Comment 4 Andrew Price 2019-06-13 14:11:07 UTC
Test case:

#!/bin/bash

DEV=/dev/foo
MNT=/mnt/test

mkfs.gfs2 -O -p lock_nolock $DEV
mount $DEV $MNT
touch $MNT/foo
INODE=$(ls -i $MNT/foo | cut -f1 -d' ')
umount $MNT
gfs2_edit -p $INODE field di_num.no_formal_ino 42 $DEV
fsck.gfs2 -y $DEV
if [ $? -ne 1 ]; then
	echo "FAIL: fsck.gfs2 did not find and fix the bad dentry" >&2
	exit 1
fi
fsck.gfs2 -n $DEV
if [ $? -ne 0 ]; then
	echo "FAIL: fsck.gfs2 found problems, fs should be clean" >&2
	exit 1
fi

Comment 14 Dave Wysochanski 2020-09-10 20:38:25 UTC
Should this bug be closed or moved to RHEL8?

Comment 18 Dave Wysochanski 2022-09-26 20:29:00 UTC
Doesn't look like anyone has been working on this for 2 years, single case is closed.

Should this be a CLOSE or what is expected?

Comment 20 Dave Wysochanski 2022-09-26 20:31:33 UTC
Sorry, didn't mean to close until owner and reporter agree on next steps.

Comment 21 Andrew Price 2022-09-27 11:20:12 UTC
I would like to keep this one open to track the remaining work.
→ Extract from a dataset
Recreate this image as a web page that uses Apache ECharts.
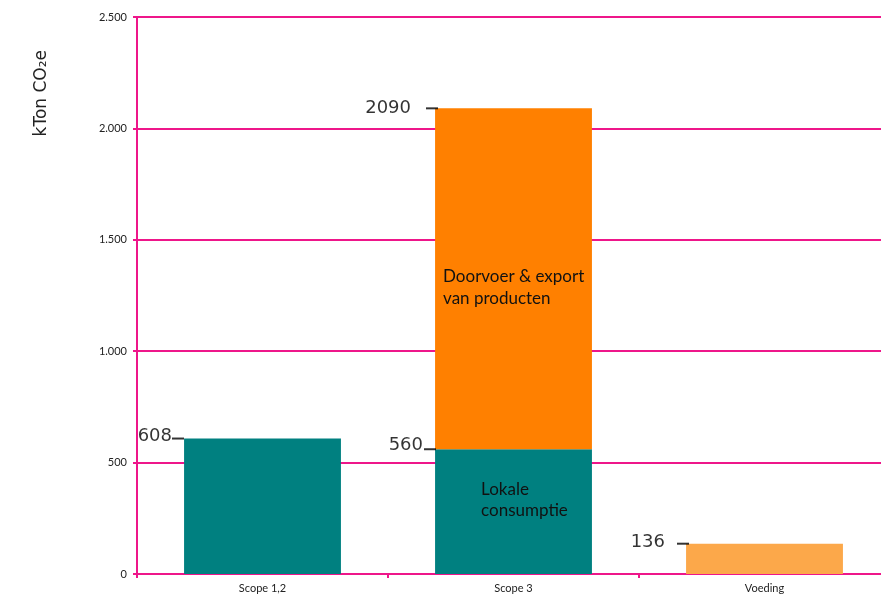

It's blocked behind the general fsck.gfs2 performance work (which itself is blocked at the moment) so it will likely take some time.

Comment 23 Dave Wysochanski 2023-03-20 20:33:23 UTC
(In reply to Andrew Price from comment #21)
> I would like to keep this one open to track the remaining work. It's blocked
> behind the general fsck.gfs2 performance work (which itself is blocked at
> the moment) so it will likely take some time.

Is this still in the works?  Can you give an update on it, and maybe add in depends on bugs as needed?

Comment 24 Andrew Price 2023-03-21 10:27:24 UTC
(In reply to Dave Wysochanski from comment #23)
> Is this still in the works?  Can you give an update on it, and maybe add in
> depends on bugs as needed?

Yes this still needs to be addressed and it's currently sitting on the backlog. Some groundwork for the general performance issues went into gfs2-utils 3.5.0 but we still need to find a way to implement the formal_ino check without the considerable performance hit so the "Cond NAK: Design" is still valid. A depends on 1721973 is already set so I think the bz state is up-to-date.